Но чтобы существовать, необходимо достать воду, a на стареющей планете запасы имеются лишь в одном месте и только оттуда ее и можно получать. Поэтому вся органическая экономия планеты должна находиться в тесной зависимости от полугодичного освобождения этих природных запасов. Никакого другого источника воды планета не имеет. Её получение зависит от разума тех существ, которые нуждаются в ней. Если разум этих существ достиг достаточно высокой степени развития, чтобы быть в состоянии направить эти запасы для своих целей, то использование их, силою необходимости, превратится в факт. Вот повелительный мотив, побуждающий использовать полярные покровы и провести содержащуюся в них воду по поверхности планеты: первичный инстинкт, самосохранения. Более сильного стимула не может и быть.

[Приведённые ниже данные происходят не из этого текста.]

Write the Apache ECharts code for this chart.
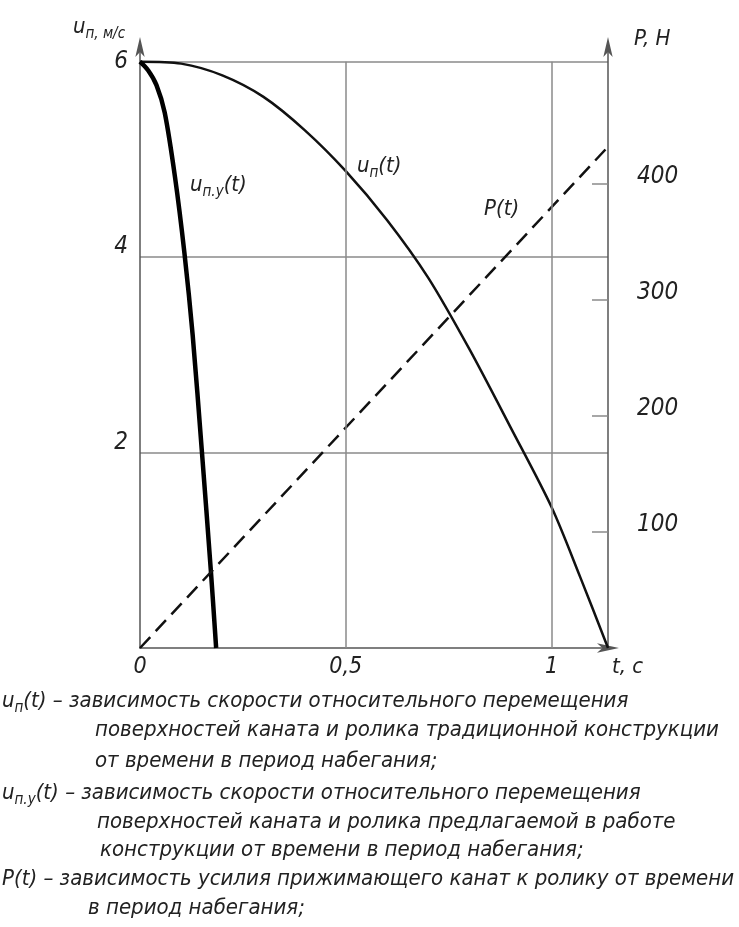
<!DOCTYPE html>
<html>
<head>
<meta charset="utf-8">
<script src="https://cdn.jsdelivr.net/npm/echarts@6/dist/echarts.min.js"></script>
<style>
  html, body { margin: 0; padding: 0; background: #fff; }
  #main { width: 739px; height: 927px; }
</style>
</head>
<body>
<div id="main"></div>
<script>
// данные
var tEnd = 1.137;
var unPoints = [
  [0, 6], [0.1, 5.98], [0.2, 5.86], [0.3, 5.64], [0.4, 5.3], [0.5, 4.88],
  [0.6, 4.38], [0.7, 3.79], [0.8, 3.06], [0.9, 2.26], [1.0, 1.44], [1.07, 0.72], [1.137, 0]
];
var unyPoints = [
  [0, 6], [0.02, 5.91], [0.04, 5.76], [0.06, 5.48], [0.085, 4.82],
  [0.108, 4.04], [0.128, 3.2], [0.15, 2.03], [0.172, 0.8], [0.185, 0]
];
var pPoints = [[0, 0], [1.137, 432]];
var xLabels = [0, 0.5, 1];
var uLabels = [2, 4, 6];
var pLabels = [100, 200, 300, 400];
var vGrid = [0.5, 1];

var FONT = '"DejaVu Sans Condensed", "DejaVu Sans", sans-serif';
var FS = 22;
var INK = '#222';
var GRID = '#8a8a8a';

var rich = {
  m: { fontFamily: FONT, fontStyle: 'italic', fontSize: FS, color: INK, verticalAlign: 'top' },
  s: { fontFamily: FONT, fontStyle: 'italic', fontSize: 15, color: INK, verticalAlign: 'top', padding: [11, 0, 0, 0] }
};

function label(x, y, text) {
  return {
    type: 'text', left: x, top: y,
    style: { text: text, rich: rich, font: 'italic ' + FS + 'px ' + FONT, fill: INK }
  };
}

var notes = [
  [2, 690, '{m|u}{s|п}{m|(t) – зависимость скорости относительного перемещения}'],
  [95, 719, '{m|поверхностей каната и ролика традиционной конструкции}'],
  [95, 750, '{m|от времени в период набегания;}'],
  [2, 782, '{m|u}{s|п.у}{m|(t) – зависимость скорости относительного перемещения}'],
  [97, 811, '{m|поверхностей каната и ролика предлагаемой в работе}'],
  [100, 839, '{m|конструкции от времени в период набегания;}'],
  [2, 868, '{m|P(t) – зависимость усилия прижимающего канат к ролику от времени}'],
  [88, 897, '{m|в период набегания;}']
];

var chart = echarts.init(document.getElementById('main'));

var option = {
  backgroundColor: '#fff',
  animation: false,
  grid: { left: 140, right: 131, top: 47, bottom: 279 },
  xAxis: {
    type: 'value', min: 0, max: tEnd, interval: 0.5,
    axisLine: {
      show: true, symbol: ['none', 'arrow'], symbolSize: [7, 22], symbolOffset: [0, 11],
      lineStyle: { color: '#555', width: 1.5 }
    },
    axisTick: { show: false },
    splitLine: { show: false },
    axisLabel: {
      customValues: xLabels, margin: 8,
      fontFamily: FONT, fontStyle: 'italic', fontSize: 23, color: INK,
      formatter: function (v) { return String(v).replace('.', ','); }
    }
  },
  yAxis: [
    {
      type: 'value', min: 0, max: 6.15, interval: 2, position: 'left',
      axisLine: {
        show: true, symbol: ['none', 'arrow'], symbolSize: [7, 20], symbolOffset: [0, 10],
        lineStyle: { color: '#555', width: 1.5 }
      },
      axisTick: { show: false },
      splitLine: { show: true, showMinLine: false, showMaxLine: false, lineStyle: { color: GRID, width: 1.5 } },
      axisLabel: {
        customValues: uLabels, margin: 12,
        formatter: function (v) { return v === 6 ? '{a|6}' : '{b|' + v + '}'; },
        rich: {
          a: { fontFamily: FONT, fontStyle: 'italic', fontSize: 24, color: INK },
          b: { fontFamily: FONT, fontStyle: 'italic', fontSize: 24, color: INK, padding: [0, 0, 20, 0] }
        }
      }
    },
    {
      type: 'value', min: 0, max: 518, interval: 100, position: 'right',
      axisLine: {
        show: true, symbol: ['none', 'arrow'], symbolSize: [7, 20], symbolOffset: [0, 10],
        lineStyle: { color: '#555', width: 1.5 }
      },
      axisTick: { show: true, inside: true, length: 16, customValues: pLabels, lineStyle: { color: GRID, width: 1.5 } },
      splitLine: { show: false },
      axisLabel: {
        customValues: pLabels, margin: 29,
        formatter: function (v) { return '{b|' + v + '}'; },
        rich: {
          b: { fontFamily: FONT, fontStyle: 'italic', fontSize: 24, color: INK, padding: [0, 0, 15, 0] }
        }
      }
    }
  ],
  series: [
    {
      name: 'un', type: 'line', yAxisIndex: 0, data: unPoints,
      smooth: 0.3, showSymbol: false, silent: true,
      lineStyle: { color: '#111', width: 2.5 },
      markLine: {
        silent: true, symbol: 'none', label: { show: false },
        lineStyle: { color: GRID, width: 1.5, type: 'solid' },
        data: vGrid.map(function (t) { return [{ coord: [t, 0] }, { coord: [t, 6] }]; })
      },
      z: 3
    },
    {
      name: 'uny', type: 'line', yAxisIndex: 0, data: unyPoints,
      smooth: 0.3, showSymbol: false, silent: true,
      lineStyle: { color: '#000', width: 4.5 },
      z: 3
    },
    {
      name: 'P', type: 'line', yAxisIndex: 1, data: pPoints,
      showSymbol: false, silent: true,
      lineStyle: { color: '#111', width: 2.5, type: [15, 8] },
      z: 3
    }
  ],
  graphic: [
    label(73, 16, '{m|u}{s|п, м/с}'),
    label(634, 28, '{m|P, Н}'),
    label(612, 656, '{m|t, с}'),
    label(357, 155, '{m|u}{s|п}{m|(t)}'),
    label(190, 174, '{m|u}{s|п.у}{m|(t)}'),
    label(484, 198, '{m|P(t)}')
  ].concat(notes.map(function (n) { return label(n[0], n[1], n[2]); }))
};

chart.setOption(option);
</script>
</body>
</html>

Мы нашли таким образом чрезвычайно сильно действующую побудительную причину; остается лишь рассмотреть, может ли она перейти в действие.

Чем старше планета, тем развитее организмы.

Планета становится старше и населяющие её организмы принимают участие в её развитии. Они должны прогрессивно развиваться или погибнуть. Сперва они изменяются лишь в зависимости от окружающей среды, - низшим, бессознательным образом. Но с развитием мозга они становятся выше случайностей среды. Первоначально организм есть продукт окружающей среды; позже он научается подчинять среду себе. Таким путем организмы перестают зависеть от неблагоприятных условий среды, или даже обращают их иногда в свою пользу. Кое-чего в этом направлении уже достиг и человек: где в естественном состоянии он был бы обречен на неминуемую гибель, теперь благодаря прежде всего одежде, a затем подчинению сил природы, он не только не погибает, но живет с удобством.

Такое приспособление разумом, болee высокое, чем приспособление телом, раньше или позже наступает неизбежно для органической жизни на всякой планете, если только вообще жизнь должна сохраниться на ней. Действительно, в конце концов условия жизни на планете делаются столь трудными, что для борьбы с ними требуется нечто более могущественное, чем тело.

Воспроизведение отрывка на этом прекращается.